Mesenchymal transformation in epithelial ovarian tumor cells expressing epidermal growth factor receptor variant III.

Overexpression of the epidermal growth factor (EGF) receptor occurs frequently in ovarian cancer and is associated with poor patient prognosis. A constitutively active mutant EGF receptor termed variant III (EGFRvIII) has been detected at a high frequency in many human tumors, including those of the ovary. To identify the consequences of EGFRvIII expression in ovarian tumor cells, we introduced EGFRvIII into the epithelial ovarian cancer cell line (OVCA 433). The EGFRvIII-transfected cells displayed a dissociated, motile phenotype and fibroblastic morphology. The EGFRvIII-dependent phenotype was comparable to that observed in EGF-stimulated parental OVCA 433 cultures and required the catalytic activity of the mutant receptor. Disruption of adherens and desmosomal junctions in EGFRvIII expressing cells was evident by immunofluorescent detection of specific junctional components.
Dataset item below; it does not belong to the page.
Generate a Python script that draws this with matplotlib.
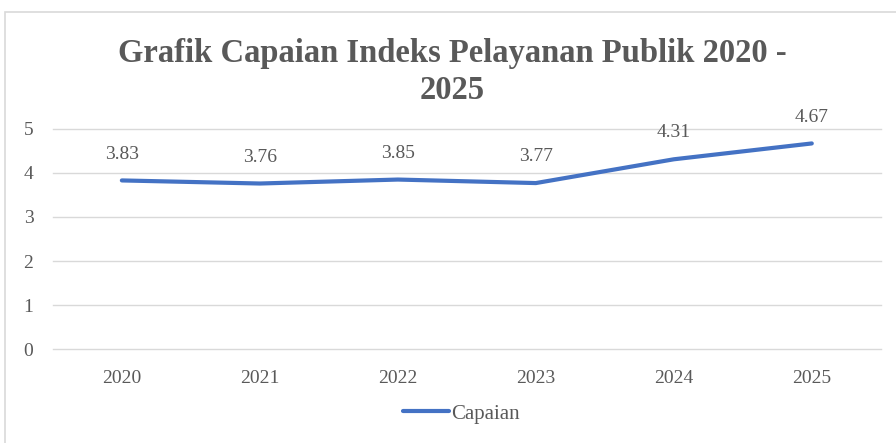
import matplotlib.pyplot as plt
from matplotlib.patches import Rectangle

tahun = ['2020', '2021', '2022', '2023', '2024', '2025']
capaian = [3.83, 3.76, 3.85, 3.77, 4.31, 4.67]
label_capaian = ['3.83', '3.76', '3.85', '3.77', '4.31', '4.67']

plt.rcParams['font.family'] = ['Liberation Serif', 'DejaVu Serif']
abu = '#595959'

fig = plt.figure(figsize=(8.96, 4.43), dpi=100)
fig.patches.append(Rectangle((0.006, -0.01), 1.0, 0.983, transform=fig.transFigure,
                             fill=False, edgecolor='#d9d9d9', linewidth=1.2))

ax = fig.add_axes([0.059, 0.212, 0.924, 0.497])
x = range(len(tahun))
ax.plot(x, capaian, color='#4472C4', linewidth=3, solid_capstyle='round',
        solid_joinstyle='round', label='Capaian')
for i, (v, t) in enumerate(zip(capaian, label_capaian)):
    ax.annotate(t, (i, v), xytext=(0, 19), textcoords='offset points',
                ha='center', va='center', fontsize=14, color=abu)

ax.set_xlim(-0.5, len(tahun) - 0.5)
ax.set_ylim(0, 5)
ax.set_yticks(range(6))
ax.set_xticks(list(x))
ax.set_xticklabels(tahun)
ax.grid(axis='y', color='#d9d9d9', linewidth=1)
for g in ax.get_ygridlines():
    g.set_clip_on(False)
ax.set_axisbelow(True)
for s in ax.spines.values():
    s.set_visible(False)
ax.tick_params(length=0, labelsize=14, labelcolor=abu)
ax.tick_params(axis='x', pad=15)
ax.tick_params(axis='y', pad=14)

fig.text(0.505, 0.838, 'Grafik Capaian Indeks Pelayanan Publik 2020 -\n2025',
         ha='center', va='center', fontsize=23.5, fontweight='bold', color=abu,
         linespacing=1.25)

fig.legend(loc='center', bbox_to_anchor=(0.515, 0.066), frameon=False,
           fontsize=15, labelcolor=abu, handlelength=2.2, handletextpad=0.1)

fig.savefig('out.png', dpi=100)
In addition, Western blot analysis confirmed decreased levels of cellular plakoglobin and beta-catenin in EGFRvIII-expressing cells, and E-cadherin protein and mRNA were nearly absent. The loss of E-cadherin was accompanied by decreased expression of additional ovarian epithelial markers, including keratins 7, 8, and 18 and mucins 1 and 4. In contrast, the mesenchymal markers N-cadherin and vimentin were elevated in EGFRvIII expressing cells. Overall, the switch in cadherins from E-cadherin to N-cadherin, coupled with gain of vimentin expression and loss of the epithelial keratins and mucins typically expressed in well-differentiated epithelial ovarian carcinomas, are consistent with transition to a mesenchymal phenotype as an outcome of EGFRvIII expression. These findings suggest that EGFRvIII expression may regulate phenotypic plasticity in ovarian cancer and thereby contribute to more aggressive disease.